:: Exercise task ::
Write out the material exactly, with the pictures left out.

:: Material ::
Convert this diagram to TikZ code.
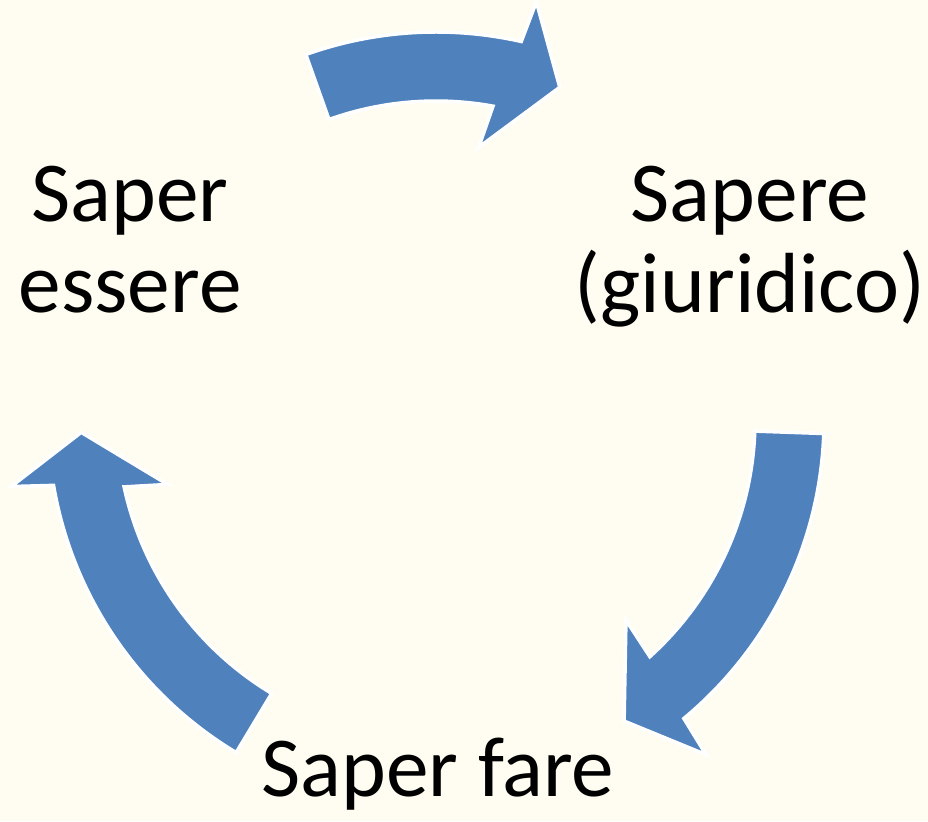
\documentclass[tikz,border=0pt]{standalone}
\usepackage{fontspec}
\setmainfont{Carlito}
\definecolor{bgcream}{RGB}{255,253,241}
\definecolor{arrowblue}{RGB}{79,129,189}
\begin{document}
\begin{tikzpicture}[x=0.75pt,y=0.75pt,
  cyclearrow/.style={fill=arrowblue,draw=white,line width=2.6pt,line join=miter},
  label/.style={align=center,anchor=base,inner sep=0pt,
    font=\fontsize{64pt}{68.25pt}\selectfont,text=black}]
\fill[bgcream] (0,0) rectangle (928,821);
\useasboundingbox (0,0) rectangle (928,821);
\def\Ro{388}\def\Ri{319}\def\Rt{355}\def\Rbo{430}\def\Rbi{276}
% arrows: tail angle s, tip angle t (clockwise)
\begin{scope}[shift={(436,401)}]
\foreach \s/\t/\nm in {109.6/69.6/top, -2/-58/right, 239/182/left}{
  \draw[cyclearrow] (\s:\Ro)
    arc[start angle=\s, end angle=\t+7.7, radius=\Ro]
    -- (\t+6.9:\Rbo) -- (\t:\Rt) -- (\t+11.5:\Rbi) -- (\t+10.1:\Ri)
    arc[start angle=\t+10.1, end angle=\s, radius=\Ri] -- cycle;
}
\end{scope}
\node[label] (essere) at (130,508) {Saper\\essere};
\node[label] (sapere) at (750,508) {Sapere\\(giuridico)};
\node[label] (fare) at (438,24) {Saper fare};
\end{tikzpicture}
\end{document}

:: The response ::
Convert this diagram to TikZ code.
\documentclass[tikz,border=0pt]{standalone}
\usepackage{fontspec}
\setmainfont{Carlito}
\definecolor{bgcream}{RGB}{255,253,241}
\definecolor{arrowblue}{RGB}{79,129,189}
\begin{document}
\begin{tikzpicture}[x=0.75pt,y=0.75pt,
  cyclearrow/.style={fill=arrowblue,draw=white,line width=2.6pt,line join=miter},
  label/.style={align=center,anchor=base,inner sep=0pt,
    font=\fontsize{64pt}{68.25pt}\selectfont,text=black}]
\fill[bgcream] (0,0) rectangle (928,821);
\useasboundingbox (0,0) rectangle (928,821);
\def\Ro{388}\def\Ri{319}\def\Rt{355}\def\Rbo{430}\def\Rbi{276}
% arrows: tail angle s, tip angle t (clockwise)
\begin{scope}[shift={(436,401)}]
\foreach \s/\t/\nm in {109.6/69.6/top, -2/-58/right, 239/182/left}{
  \draw[cyclearrow] (\s:\Ro)
    arc[start angle=\s, end angle=\t+7.7, radius=\Ro]
    -- (\t+6.9:\Rbo) -- (\t:\Rt) -- (\t+11.5:\Rbi) -- (\t+10.1:\Ri)
    arc[start angle=\t+10.1, end angle=\s, radius=\Ri] -- cycle;
}
\end{scope}
\node[label] (essere) at (130,508) {Saper\\essere};
\node[label] (sapere) at (750,508) {Sapere\\(giuridico)};
\node[label] (fare) at (438,24) {Saper fare};
\end{tikzpicture}
\end{document}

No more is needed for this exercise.